L’Europa è arrivata ad utilizzare la strategia dell’estensione solo ultimamente, con Francia, Germania e anche altri paesi UE che hanno allungato i tempi di di vita utile delle centrali anche di venti o trenta anni. Costa meno ed è più veloce che progettare e costruire una centrale nuova.
L’incidente di Fukushima ha costretto l’Unione Europea e tutti i Paesi che dispongono di nucleare, così come quelli che progettavano di tornare a questa forma di energia, come l’Italia, a rivedere i propri piani.
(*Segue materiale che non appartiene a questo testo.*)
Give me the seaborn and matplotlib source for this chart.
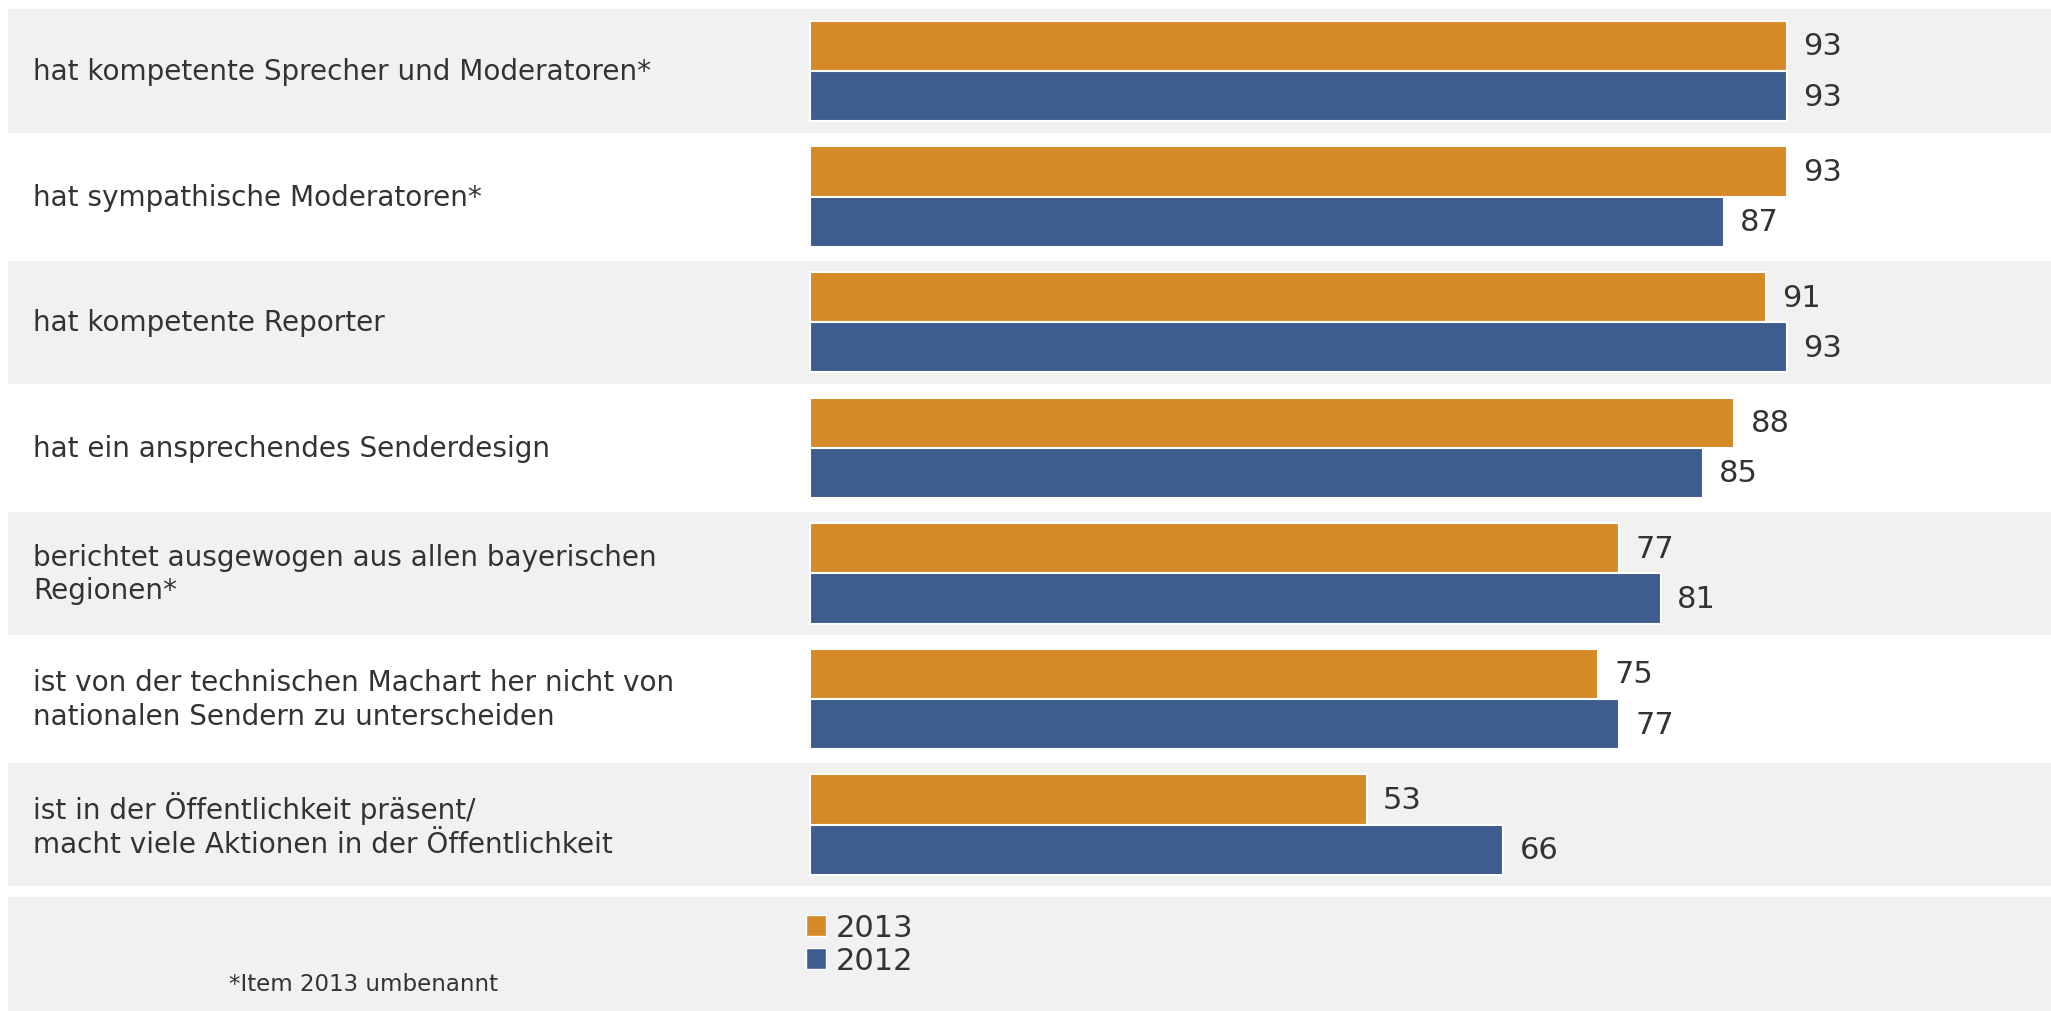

Politicamente non è il momento di affrontare un’opinione pubblica terrorizzata da quanto successo in Giappone, mentre dal punto di vista tecnico occorre che gli specialisti abbiano il tempo di digerire gli insegnamenti di Fukushima per adottarli nei progetti in corso.
“Gli stress test che la Commissione Europea ha lanciato servono a verificare lo stato di ciascun reattore presente nei 14 Stati membri che dispongono di centrali nucleari, affinché sia loro che gli altri Stati membri che hanno in corso studi e progetti per il nucleare possano tenerne conto”, ammette il dottor Osimani.
Ancora non c’è un accordo su questi test, sui loro contenuti e sulle disposizioni che li accompagneranno: cosa succederà, per esempio, a quei reattori che dovessero essere bocciati?
“Il significato dei colloqui tra Commissione Europea e singoli Stati membri in merito agli stress test è proprio questo: ogni Paese deve presentare le proprie considerazioni e la propria situazione energetica”.
Sicurezza prima di tutto: delle persone – “Chi lavora nelle centrali e chi vive vicino ad esse va tutelato, questo è il nostro principio guida” – ma anche del sistema economico europeo, che ancora per anni non potrà fare a meno dell’energia dell’atomo. Ecco a cosa mirano gli stress test ed il dibattito in corso in tutta Europa. Un messaggio che, per raggiungere il grande pubblico, ha bisogno di viaggiare insieme ad una maggiore e più approfondita conoscenza delle materie scientifiche. Quello che iniziative come il JRC Open Day vogliono fare.